As soon as users click the submit button, they get an email verification message in their inbox, which they can click on to set a password and get started. To retain some control, I put this permissive sign up flow behind a feature flag, and to help protect against bots, I added a reCAPTCHA. Now people only need to be interested once to sign up.
Lesson 2: Email verification messages should take two seconds to read
At first I didn’t put much thought into the content of the email verification message because it didn’t seem very complicated. All I needed was a secret link for users to click and instructions to click on it. What could go wrong? A lot, it turns out. Here is what the first version of my email looked like.
It seemed simple enough to me, but when I sent this email to a friend he clicked on the “Cortado” link in the first sentence. This sent him to the landing page instead of the sign-up page. He texted me saying my website didn’t work. I told him to try the other link, but it took him a couple of days to get to it and actually log in. If he wasn’t my friend, I would have lost a user.
My friend spent two seconds reading the message and clicked on the first link he saw. I do the same thing. So I removed the extra link in the next version of the message. (I also added a friendly sentence asking for feedback because, well, I wanted feedback.) Here is what the new message looked like.
Now there was only one clickable link (not counting the one that’s obviously an email address). But there was still a problem: it was too hard to see. In fact, one user missed it entirely. After reading the email, he told me that there was no link. Totally understandable when you just spend two seconds reading. I was lucky that he emailed me. Most users would have just given up.
The fix was straightforward: make the link more obvious. Here is what the new version looks like.

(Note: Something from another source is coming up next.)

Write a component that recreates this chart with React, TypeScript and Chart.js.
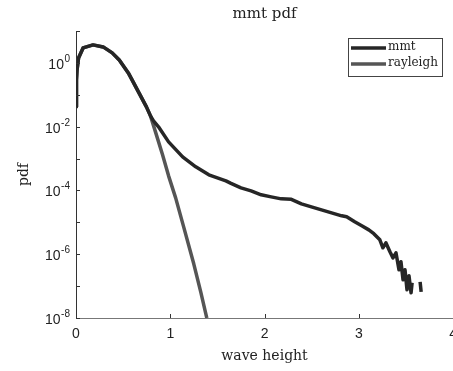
import React, { useEffect, useRef } from "react";
import { Chart, registerables } from "chart.js";

Chart.register(...registerables);

const chartTitle = "mmt pdf";
const xTitle = "wave height";
const yTitle = "pdf";
const xTicks = [0, 1, 2, 3, 4];
const yLabelExponents = [0, -2, -4, -6, -8];
const yDecades = [1, 0, -1, -2, -3, -4, -5, -6, -7, -8];

const mmtX = [0.002, 0.005, 0.011, 0.027, 0.075, 0.181, 0.288, 0.384, 0.459, 0.555, 0.651, 0.747, 0.79, 0.822, 0.875, 0.982, 1.131, 1.27, 1.409, 1.59, 1.644, 1.75, 1.857, 1.964, 2.07, 2.177, 2.284, 2.391, 2.497, 2.604, 2.711, 2.818, 2.871, 2.956, 3.031, 3.106, 3.159, 3.223, 3.255, 3.287, 3.33, 3.362, 3.394, 3.426, 3.447, 3.469, 3.49, 3.511, 3.532, 3.554, 3.565, 3.6, 3.65, 3.661];
const mmtY = [0.0418, 0.293, 0.6, 1.43, 2.95, 3.67, 3.17, 2.06, 1.24, 0.486, 0.1425, 0.0418, 0.0218, 0.0152, 9.9e-3, 3.34e-3, 1.13e-3, 5.5e-4, 3.08e-4, 2.0e-4, 1.67e-4, 1.21e-4, 9.7e-5, 7.3e-5, 6.3e-5, 5.45e-5, 5.26e-5, 3.8e-5, 3.06e-5, 2.47e-5, 1.99e-5, 1.6e-5, 1.49e-5, 1.04e-5, 7.8e-6, 5.8e-6, 4.4e-6, 2.83e-6, 1.59e-6, 2.28e-6, 1.19e-6, 7.7e-7, 1.11e-6, 3.24e-7, 5.8e-7, 1.57e-7, 3.24e-7, 7.7e-8, 2.1e-7, 6.2e-8, 1.27e-7, null, 1.36e-7, 6.6e-8];

const rayX = [0.002, 0.005, 0.011, 0.027, 0.075, 0.181, 0.288, 0.384, 0.459, 0.555, 0.651, 0.747, 0.79, 0.843, 0.918, 0.982, 1.057, 1.142, 1.249, 1.323, 1.387, 1.409];
const rayY = [0.0418, 0.293, 0.6, 1.43, 2.95, 3.67, 3.17, 2.06, 1.24, 0.486, 0.1425, 0.0418, 0.0218, 6.87e-3, 1.31e-3, 2.87e-4, 5.86e-5, 7.2e-6, 5.0e-7, 6.6e-8, 1.01e-8, 5.7e-9];

const SANS = "'Liberation Sans', Arial, sans-serif";
const SERIF = "'DejaVu Serif', serif";

const matlabPlugin = {
  id: "matlabDecor",
  afterDraw(chart: any) {
    const ctx = chart.ctx;
    const xs = chart.scales.x;
    const ys = chart.scales.y;
    const area = chart.chartArea;
    ctx.save();
    // title centred over the plot area
    ctx.fillStyle = "#222";
    ctx.font = `15px ${SERIF}`;
    ctx.textAlign = "center";
    ctx.textBaseline = "middle";
    ctx.fillText(chartTitle, (area.left + area.right) / 2, 14);

    // inward ticks
    ctx.strokeStyle = "#333";
    ctx.lineWidth = 1;
    ctx.beginPath();
    xTicks.forEach((v) => {
      const px = Math.round(xs.getPixelForValue(v)) + 0.5;
      ctx.moveTo(px, area.bottom);
      ctx.lineTo(px, area.bottom - 4);
    });
    yDecades.forEach((k) => {
      const py = Math.round(ys.getPixelForValue(Math.pow(10, k))) + 0.5;
      ctx.moveTo(area.left, py);
      ctx.lineTo(area.left + 4, py);
    });
    ctx.stroke();

    // y tick labels with superscripts
    ctx.fillStyle = "#222";
    ctx.textBaseline = "alphabetic";
    yLabelExponents.forEach((k) => {
      const py = ys.getPixelForValue(Math.pow(10, k));
      const exp = k === 0 ? "0" : "-" + String(-k);
      ctx.font = `10px ${SANS}`;
      const we = ctx.measureText(exp).width;
      const right = area.left - 6;
      ctx.textAlign = "left";
      ctx.fillText(exp, right - we, py - 1);
      ctx.font = `14px ${SANS}`;
      ctx.textAlign = "right";
      ctx.fillText("10", right - we - 0.5, py + 6);
    });

    // legend box
    const bx = 348.5, by = 38.5, bw = 94, bh = 38;
    ctx.fillStyle = "#fff";
    ctx.fillRect(bx, by, bw, bh);
    ctx.strokeStyle = "#444";
    ctx.lineWidth = 1;
    ctx.strokeRect(bx, by, bw, bh);
    const rows = [48, 64];
    chart.data.datasets.forEach((ds: any, i: number) => {
      const ly = rows[i];
      ctx.strokeStyle = ds.borderColor;
      ctx.lineWidth = ds.borderWidth;
      ctx.beginPath();
      ctx.moveTo(351, ly);
      ctx.lineTo(386, ly);
      ctx.stroke();
      ctx.fillStyle = "#222";
      ctx.font = `12px ${SERIF}`;
      ctx.textAlign = "left";
      ctx.textBaseline = "middle";
      ctx.fillText(ds.label, 388, ly - 1);
    });
    ctx.restore();
  },
};

export default function App() {
  const ref = useRef<HTMLCanvasElement | null>(null);
  useEffect(() => {
    if (!ref.current) return;
    const mmtData = mmtX.map((x, i) => ({ x, y: mmtY[i] }));
    const rayData = rayX.map((x, i) => ({ x, y: rayY[i] }));
    const chart = new Chart(ref.current, {
      type: "line",
      data: {
        datasets: [
          {
            label: "mmt",
            data: mmtData as any,
            borderColor: "#262626",
            borderWidth: 3.5,
            pointRadius: 0,
            tension: 0,
            spanGaps: false,
            borderJoinStyle: "round",
          },
          {
            label: "rayleigh",
            data: rayData as any,
            borderColor: "#555555",
            borderWidth: 3.5,
            pointRadius: 0,
            tension: 0,
            borderJoinStyle: "round",
          },
        ],
      },
      options: {
        responsive: false,
        animation: false,
        events: [],
        layout: { padding: { left: 0, right: 2, top: 31, bottom: 0 } },
        plugins: {
          legend: { display: false },
          tooltip: { enabled: false },
          title: { display: false },
        },
        scales: {
          x: {
            type: "linear",
            min: 0,
            max: 4,
            afterBuildTicks: (s: any) => {
              s.ticks = xTicks.map((v) => ({ value: v }));
            },
            afterFit: (s: any) => {
              s.height = 53;
            },
            grid: { display: false, drawTicks: false },
            border: { display: true, color: "#777", width: 1 },
            ticks: {
              color: "#222",
              font: { family: SANS, size: 14 },
              padding: 8,
              maxRotation: 0,
              callback: (v: any) => String(v),
            },
            title: {
              display: true,
              text: xTitle,
              color: "#222",
              font: { family: SERIF, size: 14, weight: "normal" },
              padding: { top: 0, bottom: 6 },
            },
          },
          y: {
            type: "logarithmic",
            min: 1e-8,
            max: 10,
            afterFit: (s: any) => {
              s.width = 76;
            },
            grid: { display: false, drawTicks: false },
            border: { display: true, color: "#333", width: 1 },
            ticks: { display: false },
            title: {
              display: true,
              text: yTitle,
              color: "#222",
              font: { family: SERIF, size: 14, weight: "normal" },
              padding: { top: 16, bottom: 0 },
            },
          },
        },
      },
      plugins: [matlabPlugin],
    });
    return () => chart.destroy();
  }, []);
  return (
    <div
      style={{
        position: "fixed",
        left: 0,
        top: 0,
        width: 453,
        height: 371,
        overflow: "hidden",
        background: "#fff",
      }}
    >
      <canvas ref={ref} width={465} height={371} style={{ display: "block" }} />
    </div>
  );
}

Much better, no? The thing you are supposed to do is the first thing you read. Hard to miss, even in two seconds.
Have my changes helped?
It seems so. After implementing them, I posted a link to Cortado in Hacker News. I didn’t hear about any problems with the sign-up flow this time around. And the numbers, while small and subject to sampling bias and other confounders (including some changes to my landing page), support this conclusion. About 50 people clicked on the Hacker News link, and 9 of those people registered, an 18% conversion rate. In contrast, it took me 120 clicks to get the 6 registrations from my last marketing effort, a 5% conversion rate.
I’m encouraged by this improvement, and I’m excited for what I’ll learn next in the quest to find new Cortado users.